There’s a lot of talk about dog park etiquette. Use common sense—but here are a few guidelines.
• A dog on a leash into the dog park. Dog parks are places where the dogs can run off-leash, exercise and play. They are double-gated so the dogs can’t get out and. If your dog is on a leash and is approached by one who isn’t, it can become a territorial issue and a fight will break out.
If you think your dog should be on a leash because she’s timid or aggressive, she probably isn’t a good candidate anyway. Make sure she’s socialized and knows a few basic obedience commands.
Always watch your dog– and watch others. Sometimes overexcitement can turn playful behavior into one of aggression; if you see stiff or rigid bodies, a low, slow tail wag or intense eye contact—leave immediately!
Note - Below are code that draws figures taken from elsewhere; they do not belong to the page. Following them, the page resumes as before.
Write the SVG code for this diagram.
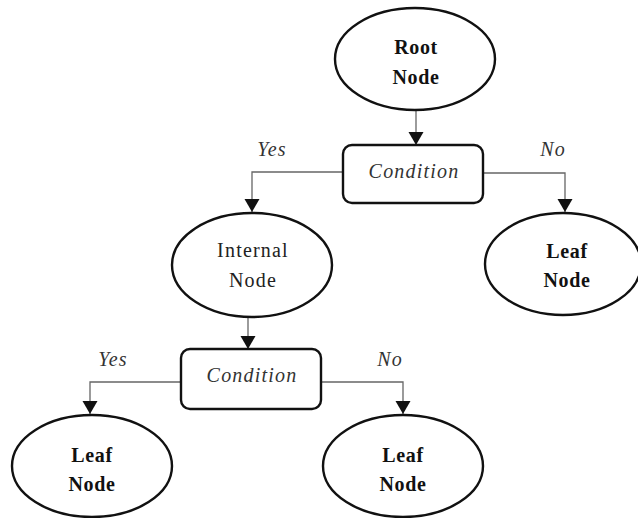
<svg xmlns="http://www.w3.org/2000/svg" width="638" height="518" viewBox="0 0 638 518">
<style>
.shape{fill:#fff;stroke:#111;stroke-width:2.4}
.t{font-family:"Liberation Serif","Times New Roman",serif;font-size:20px;fill:#222;text-anchor:middle;letter-spacing:1.2px}
.b{font-weight:bold;letter-spacing:0.6px;fill:#111}
.i{font-style:italic;fill:#333}
.c{fill:none;stroke:#666;stroke-width:1.3}
</style>
<defs>
<marker id="arr" markerWidth="14" markerHeight="16" refX="13" refY="7.5" orient="auto" markerUnits="userSpaceOnUse">
<path d="M0,0 L13,7.5 L0,15 Z" fill="#111"/>
</marker>
</defs>
<rect width="638" height="518" fill="#fff"/>
<g id="connectors">
<path class="c" d="M416,110 V145" marker-end="url(#arr)"/>
<path class="c" d="M343,172 H252 V212" marker-end="url(#arr)"/>
<path class="c" d="M483,173 H565 V212" marker-end="url(#arr)"/>
<path class="c" d="M248,317 V349" marker-end="url(#arr)"/>
<path class="c" d="M181,382 H90 V414" marker-end="url(#arr)"/>
<path class="c" d="M321,382 H403 V414" marker-end="url(#arr)"/>
<text class="t i" x="272" y="156">Yes</text>
<text class="t i" x="553" y="156">No</text>
<text class="t i" x="113" y="366">Yes</text>
<text class="t i" x="390" y="366">No</text>
</g>
<g id="root">
<ellipse class="shape" cx="415" cy="59" rx="80" ry="51"/>
<text class="t b" x="416" y="54">Root</text>
<text class="t b" x="416" y="84">Node</text>
</g>
<g id="cond1">
<rect class="shape" x="343" y="145" width="140" height="58" rx="9"/>
<text class="t i" x="414" y="178">Condition</text>
</g>
<g id="internal">
<ellipse class="shape" cx="252" cy="265" rx="80" ry="52"/>
<text class="t" x="253" y="257">Internal</text>
<text class="t" x="253" y="287">Node</text>
</g>
<g id="leaf1">
<ellipse class="shape" cx="563" cy="264" rx="78" ry="51"/>
<text class="t b" x="567" y="258">Leaf</text>
<text class="t b" x="567" y="287">Node</text>
</g>
<g id="cond2">
<rect class="shape" x="181" y="349" width="140" height="60" rx="9"/>
<text class="t i" x="252" y="382">Condition</text>
</g>
<g id="leaf2">
<ellipse class="shape" cx="92" cy="466" rx="80" ry="51"/>
<text class="t b" x="92" y="462">Leaf</text>
<text class="t b" x="92" y="491">Node</text>
</g>
<g id="leaf3">
<ellipse class="shape" cx="403" cy="466" rx="80" ry="51"/>
<text class="t b" x="403" y="462">Leaf</text>
<text class="t b" x="403" y="491">Node</text>
</g>
</svg>
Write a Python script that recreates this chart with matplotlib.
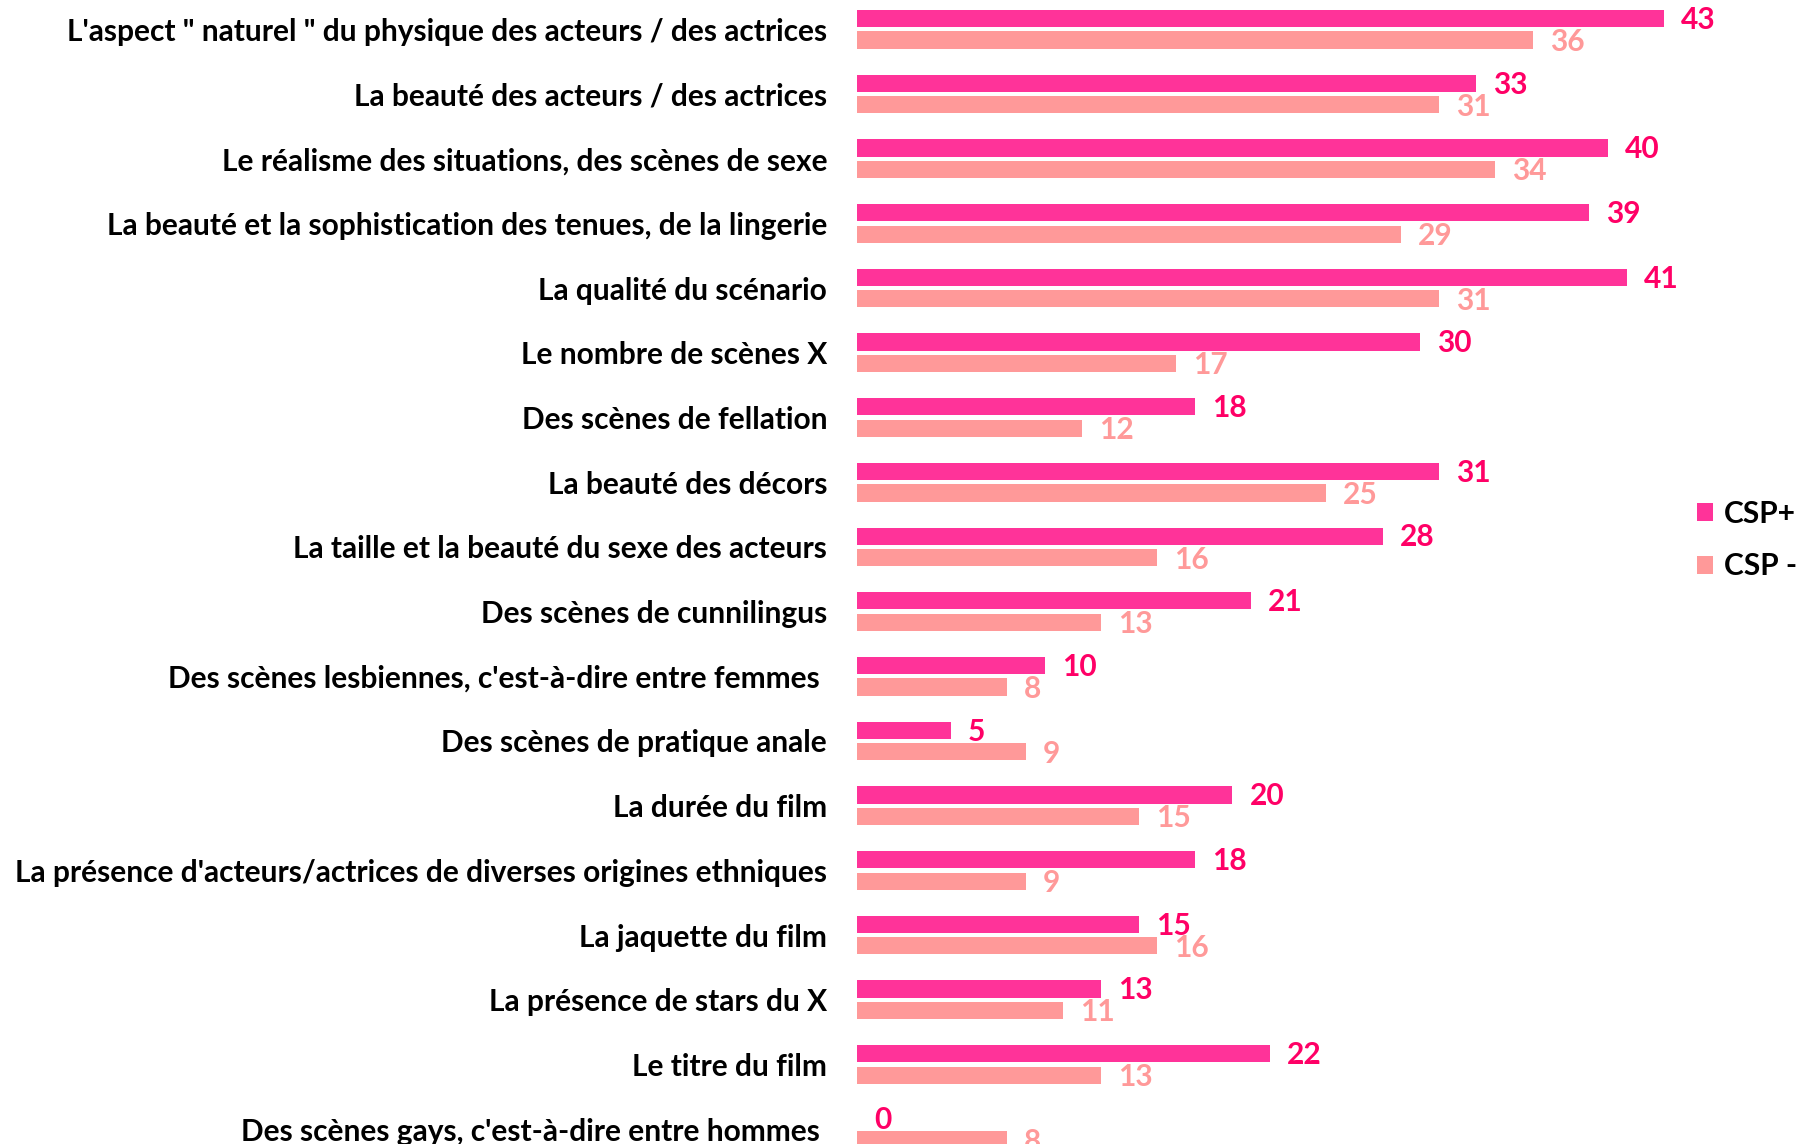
import matplotlib
matplotlib.use("Agg")
import matplotlib.pyplot as plt

categories = [
    "L'aspect \" naturel \" du physique des acteurs / des actrices",
    "La beauté des acteurs / des actrices",
    "Le réalisme des situations, des scènes de sexe",
    "La beauté et la sophistication des tenues, de la lingerie",
    "La qualité du scénario",
    "Le nombre de scènes X",
    "Des scènes de fellation",
    "La beauté des décors",
    "La taille et la beauté du sexe des acteurs",
    "Des scènes de cunnilingus",
    "Des scènes lesbiennes, c'est-à-dire entre femmes ",
    "Des scènes de pratique anale",
    "La durée du film",
    "La présence d'acteurs/actrices de diverses origines ethniques",
    "La jaquette du film",
    "La présence de stars du X",
    "Le titre du film",
    "Des scènes gays, c'est-à-dire entre hommes ",
]
csp_plus = [43, 33, 40, 39, 41, 30, 18, 31, 28, 21, 10, 5, 20, 18, 15, 13, 22, 0]
csp_minus = [36, 31, 34, 29, 31, 17, 12, 25, 16, 13, 8, 9, 15, 9, 16, 11, 13, 8]
series_names = ["CSP+", "CSP -"]

BAR_PLUS = "#FF3399"
BAR_MINUS = "#FF9999"
TXT_PLUS = "#FF0066"
TXT_MINUS = "#FF9999"

FONT = "Lato"
W, H = 1803, 1144
fig = plt.figure(figsize=(W / 100, H / 100), dpi=100)

x0 = 857            # pixel where bars start
px_per_unit = 18.77
pitch = 64.7        # pixels between groups
first_center = 29.3

ax = fig.add_axes([x0 / W, 0, (W - x0) / W, 1])
ax.set_xlim(0, (W - x0) / px_per_unit)
ax.set_ylim((H - first_center) / pitch, -first_center / pitch)

n = len(categories)
ys = list(range(n))
off = 0.166
bh = 0.265
ax.barh([y - off for y in ys], csp_plus, height=bh, color=BAR_PLUS, label=series_names[0])
ax.barh([y + off for y in ys], csp_minus, height=bh, color=BAR_MINUS, label=series_names[1])

fs = 21.5
gap = 17 / px_per_unit
for y, v in zip(ys, csp_plus):
    ax.text(v + gap, y - off + 0.02, str(v), color=TXT_PLUS, fontsize=fs,
            fontweight="bold", family=FONT, va="center", ha="left")
for y, v in zip(ys, csp_minus):
    ax.text(v + gap, y + off + 0.03, str(v), color=TXT_MINUS, fontsize=fs,
            fontweight="bold", family=FONT, va="center", ha="left")

ax.set_yticks(ys)
ax.set_yticklabels(categories, fontsize=fs, fontweight="bold", family=FONT, color="black")
ax.tick_params(axis="y", length=0, pad=21.5)
ax.set_xticks([])
for s in ax.spines.values():
    s.set_visible(False)

# legend
leg = fig.legend(loc="upper left", bbox_to_anchor=(1697 / W, 1 - 500 / H),
                 frameon=False, handlelength=0.55, handleheight=0.55,
                 handletextpad=0.35, labelspacing=0.82,
                 borderpad=0, borderaxespad=0,
                 prop={"family": FONT, "weight": "bold", "size": fs})

fig.savefig("out.png", dpi=100, facecolor="white")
• An aggressive or possessive dog to the park. An aggressive dog can injure others or maybe even injure itself by picking on the wrong dog. A possessive dog may attack when she see someone go near her toys OR her owner.
• Small children: Your dog probably loves your child and allows him to pull her tail and otherwise play. Not every dog will like, or understand, that. Remember, it’s a dog park—not a kid park.
• Treats. That’s one of the best ways to start a fight.
• Food. It’s not always obvious, but there are two reasons why you should never do this. First, do you really want to be swarmed by a dog pack wanting a piece of your sandwich? Second, you can really make a dog sick by giving it some food without first checking with the owners.
• Toys if you don’t want them stolen. Fair warning: Know that other dogs will chase the ball you throw, will jump at the toy in your hand and will often steal the ball from your dog to get a reaction and entice a game of chase.